** Start **

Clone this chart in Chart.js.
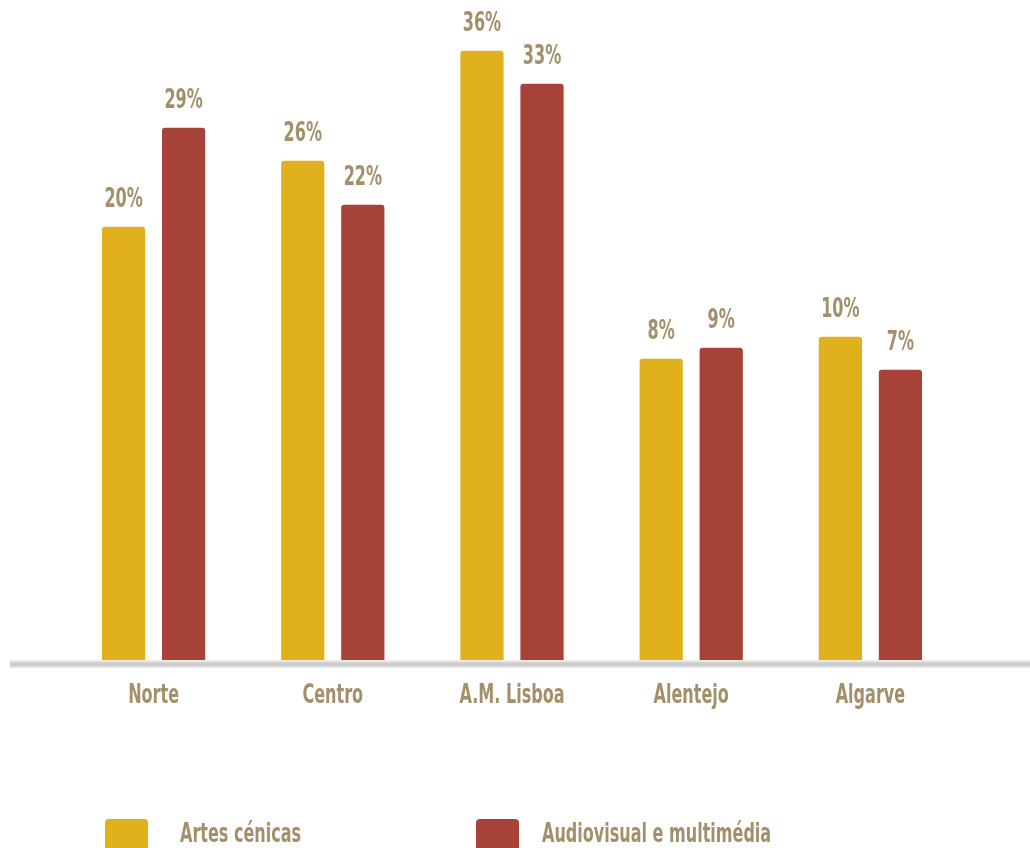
<!DOCTYPE html>
<html>
<head>
<meta charset="utf-8">
<script src="https://cdn.jsdelivr.net/npm/chart.js@4/dist/chart.umd.min.js"></script>
<style>
  html, body { margin: 0; padding: 0; background: #ffffff; }
  #wrap { width: 1030px; height: 848px; position: relative; }
</style>
</head>
<body>
<div id="wrap"><canvas id="c" width="1030" height="848"></canvas></div>
<script>
const categories = ["Norte", "Centro", "A.M. Lisboa", "Alentejo", "Algarve"];
const seriesNames = ["Artes cénicas", "Audiovisual e multimédia"];
const artesCenicas = [20, 26, 36, 8, 10];
const audiovisual = [29, 22, 33, 9, 7];

const FONT = "'DejaVu Sans Condensed', 'DejaVu Sans', sans-serif";
const TEXT = "#A38F69";
const YELLOW = "#E0B11C";
const RED = "#A64238";
const Y_MIN = -19.4;
const SQUEEZE = 0.66;

function narrowText(ctx, str, x, y, align) {
  ctx.save();
  ctx.font = "bold 27px " + FONT;
  ctx.fillStyle = TEXT;
  ctx.textAlign = align;
  ctx.textBaseline = "alphabetic";
  ctx.translate(x, y);
  ctx.scale(SQUEEZE, 1);
  ctx.fillText(str, 0, 0);
  ctx.restore();
}

const axisLine = {
  id: 'axisLine',
  afterDatasetsDraw(chart) {
    const ctx = chart.ctx;
    const y = chart.chartArea.bottom;
    ctx.save();
    ctx.fillStyle = "#EFE9DD";
    ctx.fillRect(10, y, chart.width - 10, 2);
    const g = ctx.createLinearGradient(0, y + 2, 0, y + 8);
    g.addColorStop(0, "#D2D2D2");
    g.addColorStop(0.5, "#C9C9C9");
    g.addColorStop(1, "#EDEDED");
    ctx.fillStyle = g;
    ctx.fillRect(10, y + 2, chart.width - 10, 6);
    ctx.restore();
  }
};

const textLayer = {
  id: 'textLayer',
  afterDatasetsDraw(chart) {
    const ctx = chart.ctx;
    chart.data.datasets.forEach((ds, i) => {
      const meta = chart.getDatasetMeta(i);
      meta.data.forEach((bar, j) => {
        narrowText(ctx, ds.data[j] + "%", bar.x, bar.y - 20, "center");
      });
    });
    const xs = chart.scales.x;
    chart.data.labels.forEach((lab, i) => {
      narrowText(ctx, lab, xs.getPixelForTick(i), chart.chartArea.bottom + 43, "center");
    });
  }
};

const customLegend = {
  id: 'customLegend',
  afterDraw(chart) {
    const ctx = chart.ctx;
    const items = [{ x: 105, tx: 180 }, { x: 476, tx: 542 }];
    chart.data.datasets.forEach((ds, i) => {
      const bx = items[i].x;
      ctx.save();
      ctx.fillStyle = ds.backgroundColor;
      ctx.beginPath();
      ctx.roundRect(bx, 819, 43, 40, 4);
      ctx.fill();
      ctx.restore();
      narrowText(ctx, ds.label, items[i].tx, 842, "left");
    });
  }
};

new Chart(document.getElementById('c'), {
  type: 'bar',
  data: {
    labels: categories,
    datasets: [
      { label: seriesNames[0], data: artesCenicas, backgroundColor: YELLOW, base: Y_MIN,
        borderRadius: 3, borderSkipped: 'bottom' },
      { label: seriesNames[1], data: audiovisual, backgroundColor: RED, base: Y_MIN,
        borderRadius: 3, borderSkipped: 'bottom' }
    ]
  },
  options: {
    responsive: false,
    animation: false,
    devicePixelRatio: 1,
    layout: { padding: { left: 64, right: 70, top: 10, bottom: 180 } },
    barPercentage: 0.72,
    categoryPercentage: 0.67,
    plugins: { legend: { display: false }, tooltip: { enabled: false } },
    scales: {
      y: { display: false, min: Y_MIN, max: 39.7 },
      x: {
        grid: { display: false },
        border: { display: false },
        ticks: { display: false }
      }
    }
  },
  plugins: [axisLine, textLayer, customLegend]
});
</script>
</body>
</html>
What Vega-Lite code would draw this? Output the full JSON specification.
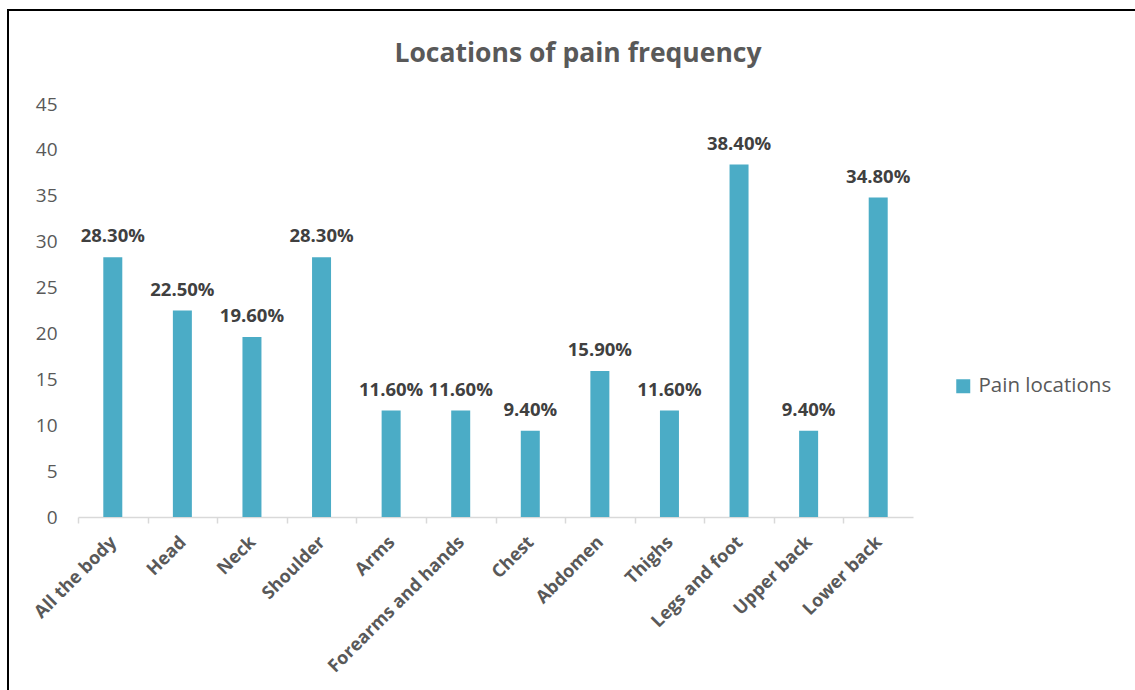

** End **

- REQUIRED WORK: Leave out all pictures, then copy the remaining material exactly.

- SOLUTION BELOW:
Clone this chart in Chart.js.
<!DOCTYPE html>
<html>
<head>
<meta charset="utf-8">
<script src="https://cdn.jsdelivr.net/npm/chart.js@4/dist/chart.umd.min.js"></script>
<style>
  html, body { margin: 0; padding: 0; background: #ffffff; }
  #wrap { width: 1030px; height: 848px; position: relative; }
</style>
</head>
<body>
<div id="wrap"><canvas id="c" width="1030" height="848"></canvas></div>
<script>
const categories = ["Norte", "Centro", "A.M. Lisboa", "Alentejo", "Algarve"];
const seriesNames = ["Artes cénicas", "Audiovisual e multimédia"];
const artesCenicas = [20, 26, 36, 8, 10];
const audiovisual = [29, 22, 33, 9, 7];

const FONT = "'DejaVu Sans Condensed', 'DejaVu Sans', sans-serif";
const TEXT = "#A38F69";
const YELLOW = "#E0B11C";
const RED = "#A64238";
const Y_MIN = -19.4;
const SQUEEZE = 0.66;

function narrowText(ctx, str, x, y, align) {
  ctx.save();
  ctx.font = "bold 27px " + FONT;
  ctx.fillStyle = TEXT;
  ctx.textAlign = align;
  ctx.textBaseline = "alphabetic";
  ctx.translate(x, y);
  ctx.scale(SQUEEZE, 1);
  ctx.fillText(str, 0, 0);
  ctx.restore();
}

const axisLine = {
  id: 'axisLine',
  afterDatasetsDraw(chart) {
    const ctx = chart.ctx;
    const y = chart.chartArea.bottom;
    ctx.save();
    ctx.fillStyle = "#EFE9DD";
    ctx.fillRect(10, y, chart.width - 10, 2);
    const g = ctx.createLinearGradient(0, y + 2, 0, y + 8);
    g.addColorStop(0, "#D2D2D2");
    g.addColorStop(0.5, "#C9C9C9");
    g.addColorStop(1, "#EDEDED");
    ctx.fillStyle = g;
    ctx.fillRect(10, y + 2, chart.width - 10, 6);
    ctx.restore();
  }
};

const textLayer = {
  id: 'textLayer',
  afterDatasetsDraw(chart) {
    const ctx = chart.ctx;
    chart.data.datasets.forEach((ds, i) => {
      const meta = chart.getDatasetMeta(i);
      meta.data.forEach((bar, j) => {
        narrowText(ctx, ds.data[j] + "%", bar.x, bar.y - 20, "center");
      });
    });
    const xs = chart.scales.x;
    chart.data.labels.forEach((lab, i) => {
      narrowText(ctx, lab, xs.getPixelForTick(i), chart.chartArea.bottom + 43, "center");
    });
  }
};

const customLegend = {
  id: 'customLegend',
  afterDraw(chart) {
    const ctx = chart.ctx;
    const items = [{ x: 105, tx: 180 }, { x: 476, tx: 542 }];
    chart.data.datasets.forEach((ds, i) => {
      const bx = items[i].x;
      ctx.save();
      ctx.fillStyle = ds.backgroundColor;
      ctx.beginPath();
      ctx.roundRect(bx, 819, 43, 40, 4);
      ctx.fill();
      ctx.restore();
      narrowText(ctx, ds.label, items[i].tx, 842, "left");
    });
  }
};

new Chart(document.getElementById('c'), {
  type: 'bar',
  data: {
    labels: categories,
    datasets: [
      { label: seriesNames[0], data: artesCenicas, backgroundColor: YELLOW, base: Y_MIN,
        borderRadius: 3, borderSkipped: 'bottom' },
      { label: seriesNames[1], data: audiovisual, backgroundColor: RED, base: Y_MIN,
        borderRadius: 3, borderSkipped: 'bottom' }
    ]
  },
  options: {
    responsive: false,
    animation: false,
    devicePixelRatio: 1,
    layout: { padding: { left: 64, right: 70, top: 10, bottom: 180 } },
    barPercentage: 0.72,
    categoryPercentage: 0.67,
    plugins: { legend: { display: false }, tooltip: { enabled: false } },
    scales: {
      y: { display: false, min: Y_MIN, max: 39.7 },
      x: {
        grid: { display: false },
        border: { display: false },
        ticks: { display: false }
      }
    }
  },
  plugins: [axisLine, textLayer, customLegend]
});
</script>
</body>
</html>
What Vega-Lite code would draw this? Output the full JSON specification.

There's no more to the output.